/CRÔNICA// A morte é apenas um detalhe


Carlos Motta

Lá pelos idos dos anos 80 do século passado, eu era feliz trabalhando num diário criado por um grupo de jornalistas, chamado "Jundiaí Hoje". Durou pouco, três anos apenas, mas fez muita coisa boa pela cidade, revelou talentos e deixou saudade em muita gente.

A redação do JH, além do pessoal de Jundiaí, contava com o reforço de alguns jornalistas da pesada, que moravam na cidade e trabalhavam no saudoso Jornal da Tarde, como Sandro Vaia, que chegou a diretor de Redação do Estadão, Sérgio Rondino, editor do JT e apresentador de telejornais da Band, e Ademir Fernandes, que passou pelo JT e pela Agência Estado. Dos três, apenas Rondino está vivo.

Ademir era um jornalista extraordinário, com uma capacidade de trabalho que nunca vi em outra pessoa. Além disso tinha um fino senso de humor, seus trocadilhos saíam com a naturalidade de uma respiração. Ele cuidava da editoria de esportes do Jundiaí Hoje, passava na redação à tarde, antes de ir a São Paulo, já com as matérias prontas. 

E foi na condição de jornalista esportivo que escreveu um dos mais brilhantes pequenos textos que já li - na verdade, uma piada inserida numa notícia sem relevância para o público, mas muito importante para levantar o astral de uma tropa combalida - nós, os seus colegas de jornal. 

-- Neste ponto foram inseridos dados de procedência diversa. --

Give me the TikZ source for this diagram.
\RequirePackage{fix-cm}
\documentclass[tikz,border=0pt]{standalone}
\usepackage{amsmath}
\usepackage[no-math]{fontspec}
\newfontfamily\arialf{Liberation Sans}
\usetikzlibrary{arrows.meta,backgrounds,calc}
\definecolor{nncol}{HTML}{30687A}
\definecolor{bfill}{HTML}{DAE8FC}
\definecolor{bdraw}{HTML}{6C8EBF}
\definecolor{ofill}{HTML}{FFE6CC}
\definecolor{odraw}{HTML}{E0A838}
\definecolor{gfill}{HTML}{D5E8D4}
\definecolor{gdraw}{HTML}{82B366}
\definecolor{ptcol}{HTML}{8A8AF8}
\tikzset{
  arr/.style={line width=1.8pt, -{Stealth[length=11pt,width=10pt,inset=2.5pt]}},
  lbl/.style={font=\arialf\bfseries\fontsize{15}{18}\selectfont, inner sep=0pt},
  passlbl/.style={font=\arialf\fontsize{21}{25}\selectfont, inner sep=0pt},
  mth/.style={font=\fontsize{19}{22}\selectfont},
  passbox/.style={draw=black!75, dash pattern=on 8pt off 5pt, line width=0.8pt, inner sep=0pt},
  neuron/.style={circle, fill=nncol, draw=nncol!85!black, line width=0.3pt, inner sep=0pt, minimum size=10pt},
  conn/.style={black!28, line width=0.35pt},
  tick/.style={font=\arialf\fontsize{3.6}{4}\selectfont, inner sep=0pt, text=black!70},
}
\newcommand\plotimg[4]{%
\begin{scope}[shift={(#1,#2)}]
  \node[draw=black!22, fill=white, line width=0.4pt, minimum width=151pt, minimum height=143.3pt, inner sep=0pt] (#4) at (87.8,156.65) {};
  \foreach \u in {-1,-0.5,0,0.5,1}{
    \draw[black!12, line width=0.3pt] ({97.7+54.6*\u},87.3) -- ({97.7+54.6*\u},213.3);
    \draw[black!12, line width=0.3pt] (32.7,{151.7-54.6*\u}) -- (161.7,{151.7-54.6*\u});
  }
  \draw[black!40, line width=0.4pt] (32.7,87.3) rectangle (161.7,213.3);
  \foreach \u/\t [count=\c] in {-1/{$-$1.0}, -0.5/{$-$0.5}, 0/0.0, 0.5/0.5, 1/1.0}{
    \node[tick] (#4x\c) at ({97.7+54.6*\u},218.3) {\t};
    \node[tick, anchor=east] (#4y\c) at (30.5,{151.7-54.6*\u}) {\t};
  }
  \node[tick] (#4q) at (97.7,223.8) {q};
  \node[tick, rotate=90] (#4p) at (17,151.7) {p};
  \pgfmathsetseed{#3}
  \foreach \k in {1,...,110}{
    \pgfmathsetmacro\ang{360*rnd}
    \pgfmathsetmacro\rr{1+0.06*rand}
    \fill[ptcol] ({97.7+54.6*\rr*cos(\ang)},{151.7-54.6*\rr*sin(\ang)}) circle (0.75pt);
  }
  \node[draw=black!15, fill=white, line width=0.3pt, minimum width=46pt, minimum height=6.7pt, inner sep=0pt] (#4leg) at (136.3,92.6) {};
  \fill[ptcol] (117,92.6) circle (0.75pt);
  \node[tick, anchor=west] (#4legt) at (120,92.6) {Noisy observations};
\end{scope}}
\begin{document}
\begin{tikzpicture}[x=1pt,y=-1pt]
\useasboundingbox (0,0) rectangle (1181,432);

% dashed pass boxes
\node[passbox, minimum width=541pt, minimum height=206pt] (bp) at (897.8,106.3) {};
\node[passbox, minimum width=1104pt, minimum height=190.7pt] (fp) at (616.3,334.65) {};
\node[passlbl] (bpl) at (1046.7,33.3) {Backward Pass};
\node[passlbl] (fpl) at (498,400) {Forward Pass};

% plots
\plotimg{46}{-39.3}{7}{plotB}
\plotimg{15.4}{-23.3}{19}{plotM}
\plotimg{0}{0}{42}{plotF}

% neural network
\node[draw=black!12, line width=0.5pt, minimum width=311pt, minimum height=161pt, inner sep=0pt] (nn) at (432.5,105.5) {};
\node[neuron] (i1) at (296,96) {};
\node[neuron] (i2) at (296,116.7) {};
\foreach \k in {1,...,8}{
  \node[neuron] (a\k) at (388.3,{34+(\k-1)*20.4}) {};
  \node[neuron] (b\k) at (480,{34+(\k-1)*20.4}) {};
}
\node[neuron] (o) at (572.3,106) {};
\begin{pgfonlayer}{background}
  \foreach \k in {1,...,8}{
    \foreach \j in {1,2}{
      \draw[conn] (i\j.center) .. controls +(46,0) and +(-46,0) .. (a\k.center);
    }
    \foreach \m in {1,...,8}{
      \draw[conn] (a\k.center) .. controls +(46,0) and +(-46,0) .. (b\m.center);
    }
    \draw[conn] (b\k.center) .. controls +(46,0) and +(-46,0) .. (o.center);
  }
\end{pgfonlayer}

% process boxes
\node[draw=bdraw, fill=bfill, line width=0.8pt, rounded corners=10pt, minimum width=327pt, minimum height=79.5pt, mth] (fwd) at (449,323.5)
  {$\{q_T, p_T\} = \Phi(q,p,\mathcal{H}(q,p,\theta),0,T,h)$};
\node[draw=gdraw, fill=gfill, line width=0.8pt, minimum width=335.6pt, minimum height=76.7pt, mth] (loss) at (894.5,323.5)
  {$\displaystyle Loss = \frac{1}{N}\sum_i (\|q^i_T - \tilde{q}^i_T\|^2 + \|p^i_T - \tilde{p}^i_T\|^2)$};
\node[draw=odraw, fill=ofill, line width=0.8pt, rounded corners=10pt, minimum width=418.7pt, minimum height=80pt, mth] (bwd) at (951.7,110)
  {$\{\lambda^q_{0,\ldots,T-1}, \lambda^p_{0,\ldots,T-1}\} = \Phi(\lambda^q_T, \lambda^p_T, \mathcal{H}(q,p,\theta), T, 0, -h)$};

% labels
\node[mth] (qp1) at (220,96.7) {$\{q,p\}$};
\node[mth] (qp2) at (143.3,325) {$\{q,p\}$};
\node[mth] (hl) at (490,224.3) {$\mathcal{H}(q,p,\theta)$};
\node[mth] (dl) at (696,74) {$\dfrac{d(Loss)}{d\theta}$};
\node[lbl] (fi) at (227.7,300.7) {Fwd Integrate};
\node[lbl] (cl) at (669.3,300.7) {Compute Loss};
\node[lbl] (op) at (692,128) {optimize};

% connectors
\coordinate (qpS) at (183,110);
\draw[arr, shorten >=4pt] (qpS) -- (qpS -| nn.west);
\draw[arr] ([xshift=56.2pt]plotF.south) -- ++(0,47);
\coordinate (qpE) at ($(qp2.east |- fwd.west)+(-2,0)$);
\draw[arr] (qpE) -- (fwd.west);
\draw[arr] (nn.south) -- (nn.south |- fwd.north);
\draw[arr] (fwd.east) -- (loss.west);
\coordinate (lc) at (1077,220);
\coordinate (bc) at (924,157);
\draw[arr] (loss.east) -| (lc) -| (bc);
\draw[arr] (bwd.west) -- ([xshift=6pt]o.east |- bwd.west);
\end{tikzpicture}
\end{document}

De quando em quando formávamos um time de futebol, repleto de rematados pernas de pau. E vez ou outra desafiávamos os companheiros do Jornal da Cidade, diário jundiaiense fundado, entre outros, por Sandro Vaia, e no qual eu e Ademir havíamos trabalhado.  

Numa dessas pelejas, levamos uma goleada daquelas. 

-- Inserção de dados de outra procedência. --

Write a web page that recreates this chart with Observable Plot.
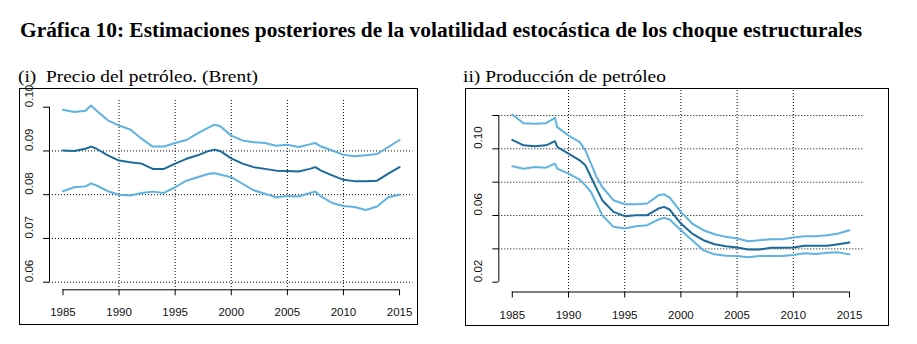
<!DOCTYPE html>
<html><head><meta charset="utf-8">
<script src="https://cdn.jsdelivr.net/npm/d3@7"></script>
<script src="https://cdn.jsdelivr.net/npm/@observablehq/plot@0.6"></script>
<style>
html,body{margin:0;padding:0;background:#fff;}
body{width:917px;height:344px;overflow:hidden;position:relative;font-family:"Liberation Serif","Times New Roman",serif;color:#000;}
.txt{position:absolute;white-space:pre;line-height:1;transform-origin:0 0;}
#title{left:20px;top:20px;font-size:20px;font-weight:bold;}
.sub{font-size:17px;top:68px;}
.box{position:absolute;border:1px solid #000;box-sizing:border-box;}
.panel{position:absolute;}
.panel svg text{font-size:11.5px;font-family:"Liberation Sans",Arial,sans-serif;fill:#111;}
</style></head><body>
<div id="title" class="txt">Gráfica 10: Estimaciones posteriores de la volatilidad estocástica de los choque estructurales</div>
<div id="sub1" class="txt sub" style="left:18px">(i)  Precio del petróleo. (Brent)</div>
<div id="sub2" class="txt sub" style="left:463px">ii) Producción de petróleo</div>
<div class="box" style="left:19px;top:88px;width:399px;height:237px"></div>
<div class="box" style="left:465px;top:88px;width:424px;height:238px"></div>
<div id="p1" class="panel" style="left:19px;top:88px"></div>
<div id="p2" class="panel" style="left:465px;top:88px"></div>
<script>
// ---- data ----
const xTicks = [1985, 1990, 1995, 2000, 2005, 2010, 2015];
const vGrid = [1990, 1995, 2000, 2005, 2010];

// Panel (i): Precio del petróleo (Brent)
const yearsA = [1985,1986,1987,1987.5,1988,1989,1990,1991,1992,1993,1994,1995,1996,1997,1998,1998.5,1999,2000,2001,2002,2003,2004,2005,2006,2007,2007.5,2008,2009,2010,2011,2012,2013,2014,2015];
const upperA = [.0994,.0989,.0992,.1004,.0992,.0970,.0958,.0949,.0928,.0910,.0910,.0918,.0925,.0940,.0954,.0960,.0957,.0935,.0924,.0920,.0918,.0912,.0914,.0909,.0915,.0918,.0910,.0901,.0891,.0888,.0890,.0893,.0909,.0925];
const medianA = [.0901,.0900,.0905,.0910,.0905,.0890,.0878,.0874,.0871,.0859,.0859,.0871,.0882,.0890,.0900,.0903,.0900,.0883,.0871,.0863,.0859,.0855,.0854,.0853,.0859,.0863,.0855,.0844,.0834,.0831,.0831,.0832,.0848,.0863];
const lowerA = [.0808,.0817,.0819,.0826,.0821,.0808,.0800,.0798,.0804,.0807,.0804,.0817,.0832,.0840,.0848,.0849,.0846,.0840,.0825,.0810,.0802,.0794,.0797,.0796,.0804,.0807,.0796,.0781,.0774,.0772,.0765,.0773,.0794,.0800];
const yTicksA = [0.06, 0.07, 0.08, 0.09, 0.10];
const yLabelsA = [0.06, 0.07, 0.08, 0.09, 0.10];
const hGridA = [0.06, 0.07, 0.08, 0.09];

// Panel (ii): Producción de petróleo
const yearsB = [1985,1986,1987,1988,1988.8,1989,1990,1991,1991.5,1992,1992.5,1993,1994,1995,1996,1997,1998,1998.5,1999,2000,2001,2002,2003,2004,2005,2006,2007,2008,2009,2010,2011,2012,2013,2014,2015];
const upperB = [.1206,.1154,.1150,.1154,.1186,.1130,.1080,.1040,.0991,.0911,.0831,.0771,.0692,.0668,.0668,.0672,.0721,.0727,.0707,.0622,.0552,.0512,.0488,.0472,.0462,.0446,.0452,.0458,.0458,.0468,.0476,.0476,.0482,.0492,.0512];
const medianB = [.1054,.1021,.1015,.1021,.1046,.1011,.0971,.0931,.0901,.0831,.0761,.0692,.0622,.0596,.0602,.0602,.0642,.0652,.0636,.0552,.0492,.0452,.0428,.0416,.0408,.0396,.0396,.0406,.0406,.0408,.0418,.0418,.0418,.0428,.0438];
const lowerB = [.0895,.0881,.0891,.0887,.0911,.0881,.0851,.0815,.0781,.0741,.0672,.0602,.0532,.0522,.0536,.0542,.0576,.0586,.0576,.0512,.0452,.0392,.0367,.0359,.0357,.0349,.0357,.0357,.0357,.0363,.0373,.0369,.0377,.0379,.0367];
const yTicksB = [0.02, 0.04, 0.06, 0.08, 0.10, 0.12];
const yLabelsB = [0.02, 0.06, 0.10];
const hGridB = [0.04, 0.06, 0.08, 0.10, 0.12];

const DARK = "#1a6a9c", LIGHT = "#5fb3e0";

function panel(o) {
  const grid = {stroke: "#000", strokeWidth: 1, strokeDasharray: "1,2"};
  return Plot.plot({
    width: o.width, height: o.height,
    marginLeft: o.mL, marginRight: o.mR, marginTop: o.mT, marginBottom: o.mB,
    x: {domain: o.xDom},
    y: {domain: o.yDom},
    style: {fontFamily: "'Liberation Sans', Arial, sans-serif", fontSize: "11.5px", color: "#000", background: "transparent", overflow: "visible"},
    marks: [
      Plot.ruleY(o.hGrid, grid),
      Plot.ruleX(vGrid, grid),
      Plot.ruleY([o.yDom[0]], {x1: () => xTicks[0], x2: () => xTicks[xTicks.length - 1], stroke: "#000"}),
      Plot.ruleX([o.xDom[0]], {y1: () => o.yTicks[0], y2: () => o.yTicks[o.yTicks.length - 1], stroke: "#000"}),
      Plot.axisX({ticks: xTicks, tickSize: 6, tickPadding: o.xPad, tickFormat: d => String(d), label: null}),
      Plot.axisY({ticks: o.yTicks, tickSize: 6, tickFormat: () => "", label: null}),
      Plot.text(o.yLabels, {y: d => d, text: d => d.toFixed(2), frameAnchor: "left", dx: -20.5, rotate: -90}),
      Plot.line(o.years, {x: o.years, y: o.lower, stroke: LIGHT, strokeWidth: 2}),
      Plot.line(o.years, {x: o.years, y: o.upper, stroke: LIGHT, strokeWidth: 2}),
      Plot.line(o.years, {x: o.years, y: o.median, stroke: DARK, strokeWidth: 2})
    ]
  });
}

document.getElementById("p1").append(panel({
  width: 399, height: 237, mL: 30, mR: 5.5, mT: 12, mB: 35.7,
  xDom: [1983.8, 2016.2], yDom: [0.05826, 0.10153],
  yTicks: yTicksA, yLabels: yLabelsA, hGrid: hGridA, xPad: 12,
  years: yearsA, upper: upperA, median: medianA, lower: lowerA
}));
document.getElementById("p2").append(panel({
  width: 424, height: 238, mL: 33.3, mR: 26.5, mT: 2, mB: 34.5,
  xDom: [1983.8, 2016.2], yDom: [0.01412, 0.135],
  yTicks: yTicksB, yLabels: yLabelsB, hGrid: hGridB, xPad: 13,
  years: yearsB, upper: upperB, median: medianB, lower: lowerB
}));

// fit the heading texts to the widths seen in the reference
function fit(id, w) {
  const el = document.getElementById(id);
  const r = el.getBoundingClientRect().width;
  el.style.transform = `scaleX(${w / r})`;
}
fit("title", 842);
fit("sub1", 240);
fit("sub2", 203);
</script>
</body></html>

Ademir foi o único que não se deu por vencido, embora não tenha jogado - seu físico avantajado estava mais para se curvar ante o teclado da máquina de escrever - sim, naquele tempo era nela que batucávamos nossos textos - do que para correr atrás de uma bola ou de marmanjões. 

A forma de se desforrar do temível adversário e ao mesmo tempo lavar a nossa honra foi uma notícia sui generis sobre o jogo, que ele insistiu em publicar, apesar dos protestos de alguns colegas mais sisudos. 

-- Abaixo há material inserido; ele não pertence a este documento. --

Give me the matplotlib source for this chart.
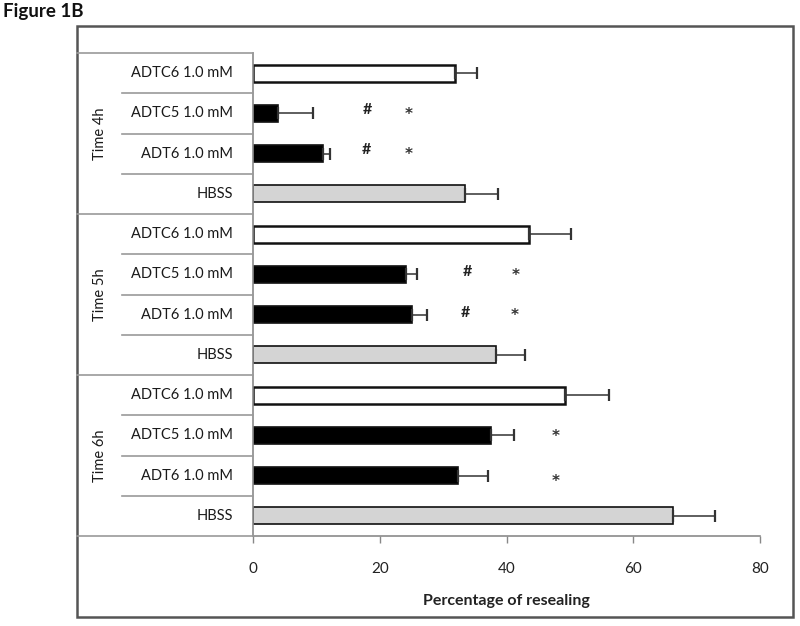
import matplotlib
matplotlib.use("Agg")
import matplotlib.pyplot as plt
from matplotlib.lines import Line2D
from matplotlib.patches import Rectangle
import numpy as np

plt.rcParams['font.family'] = ['Lato', 'DejaVu Sans']

# ---------------- data ----------------
groups = ["Time 4h", "Time 5h", "Time 6h"]
treatments = ["ADTC6 1.0 mM", "ADTC5 1.0 mM", "ADT6 1.0 mM", "HBSS"]
values_4h = [31.9, 3.9, 11.1, 33.4]
errors_4h = [3.5, 5.5, 1.0, 5.3]
values_5h = [43.5, 24.1, 25.1, 38.3]
errors_5h = [6.6, 1.8, 2.4, 4.6]
values_6h = [49.2, 37.5, 32.4, 66.3]
errors_6h = [6.9, 3.7, 4.7, 6.6]
# significance marks: (group index, treatment index, symbol, x position in %)
marks = [
    (0, 1, "#", 18.0), (0, 1, "*", 24.5),
    (0, 2, "#", 17.9), (0, 2, "*", 24.6),
    (1, 1, "#", 33.9), (1, 1, "*", 41.4),
    (1, 2, "#", 33.5), (1, 2, "*", 41.3),
    (2, 1, "*", 47.7),
    (2, 2, "*", 47.7),
]
xticks = [0, 20, 40, 60, 80]
xlabel = "Percentage of resealing"
title = "Figure 1B"

face_colors = ["white", "black", "black", "#d4d4d4"]

W, H = 800, 626
fig = plt.figure(figsize=(W / 100, H / 100), dpi=100)

def fx(px):
    return px / W

def fy(py):
    return 1 - py / H

ax_l, ax_r, ax_t, ax_b = 253, 760, 53, 536
ax = fig.add_axes([fx(ax_l), fy(ax_b), fx(ax_r) - fx(ax_l), fy(ax_t) - fy(ax_b)])

all_vals = [values_4h, values_5h, values_6h]
all_errs = [errors_4h, errors_5h, errors_6h]
n_t = len(treatments)
for g in range(len(groups)):
    ys = np.arange(n_t) + g * n_t
    for i in range(n_t):
        ax.barh(ys[i], all_vals[g][i], height=0.42, color=face_colors[i],
                edgecolor="#111111", linewidth=1.8 if i == 0 else 1.2, zorder=2)
        ax.errorbar(all_vals[g][i], ys[i], xerr=[[0], [all_errs[g][i]]],
                    fmt="none", ecolor="#333333", elinewidth=1.1,
                    capsize=4, capthick=1.6, zorder=3)

for g, t, sym, xpos in marks:
    y = g * n_t + t
    if sym == "#":
        dy = -0.05 if g == 1 else -0.08
        ax.text(xpos, y + dy, sym, ha="center", va="center",
                fontsize=11.5, fontweight="bold", color="#222222", zorder=4)
    else:
        dy = 0.02
        if g == 2 and t == 2:
            dy = 0.15
        ax.text(xpos, y + dy, sym, ha="center", va="center",
                fontsize=11, fontweight="bold", color="#333333",
                family="DejaVu Sans", zorder=4)

ax.set_xlim(0, 80)
ax.set_ylim(n_t * len(groups) - 0.5, -0.5)
ax.set_xticks(xticks)
ax.set_xticklabels([str(v) for v in xticks], fontsize=11, color="#222222")
ax.set_yticks([])
ax.tick_params(axis="x", direction="out", length=5, width=1, color="#888888", pad=14)
for s in ["top", "right"]:
    ax.spines[s].set_visible(False)
for s in ["left", "bottom"]:
    ax.spines[s].set_color("#8a8a8a")
    ax.spines[s].set_linewidth(1.2)
ax.set_xlabel(xlabel, fontsize=11.5, fontweight="bold", color="#222222", labelpad=13)

# ---------------- label table on the left ----------------
line_c = "#9a9a9a"
left_x, cat_x = 77, 122
slot = (ax_b - ax_t) / (n_t * len(groups))
fig.add_artist(Line2D([fx(left_x), fx(ax_l)], [fy(ax_t), fy(ax_t)], color=line_c, lw=1.2))
fig.add_artist(Line2D([fx(left_x), fx(ax_l)], [fy(ax_b), fy(ax_b)], color=line_c, lw=1.2))
for g in range(len(groups)):
    g_top = ax_t + g * n_t * slot
    if g > 0:
        fig.add_artist(Line2D([fx(left_x), fx(ax_l)], [fy(g_top), fy(g_top)], color=line_c, lw=1.2))
    for i in range(1, n_t):
        yy = g_top + i * slot
        fig.add_artist(Line2D([fx(cat_x), fx(ax_l)], [fy(yy), fy(yy)], color=line_c, lw=1.2))
    for i in range(n_t):
        yc = g_top + (i + 0.5) * slot
        fig.text(fx(233), fy(yc), treatments[i], ha="right", va="center",
                 fontsize=10.5, color="#1a1a1a")
    fig.text(fx(100), fy(g_top + n_t * slot / 2), groups[g], rotation=90,
             ha="center", va="center", fontsize=10.5, color="#1a1a1a")

# outer frame
fig.add_artist(Rectangle((fx(77), fy(617)), fx(793) - fx(77), fy(26) - fy(617),
                         fill=False, edgecolor="#555555", lw=1.8))

fig.text(fx(3), fy(12), title, ha="left", va="center", fontsize=13.5, fontweight="bold", color="#111111")

fig.savefig("out.png", dpi=100)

O texto avisava o leitor da rivalidade entre as duas redações, da importância da peleja entre elas, e depois passava a descrever os lances principais dos atletas do Jundiaí Hoje, seus passes milimétricos, chutes portentosos, defesas milagrosas do goleiro - e assim por vários parágrafos. 

Só na última linha ele se dignava a informar: "O jogo terminou 4 a 1 para o Jornal da Cidade."

Quem entra no site do Ministério da Saúde para saber a quantas anda esta terrível pandemia que ceifa vidas e sonhos de dezenas de milhares de brasileiros vai se sentir como o leitor do Jundiaí Hoje quando leu a notícia do jogo contra o Jornal da Cidade. 

O site dá destaque para os pacientes que se curaram - a derrota, ou seja, a enorme quantidade de mortos, é irrelevante.

Da mesma forma, em todo o Brasil, a terrível pandemia é tratada com descaso pelas autoridades que deveriam cuidar do bem-estar do povo. Para elas, a economia vem antes da vida. Ficar isolado é coisa de covardes. A morte é inevitável. A morte virou coisa banal. 

Bem, o Ademir fez, 40 anos atrás, uma piada inocente, que não prejudicou nem ofendeu ninguém - e que certamente fez muita gente rir. 

Nossas autoridades, ao contrário, hoje riem de nossas caras, sem nenhum pudor, sem constrangimento, cínicos que são.

O ex-técnico da seleção brasileira Carlos Alberto Parreira disse certa vez uma frase que acabou por definir o que pensava do futebol: "O gol é apenas um detalhe."

Fez escola. As nossas autoridades acham igualmente que a morte também é apenas um detalhe.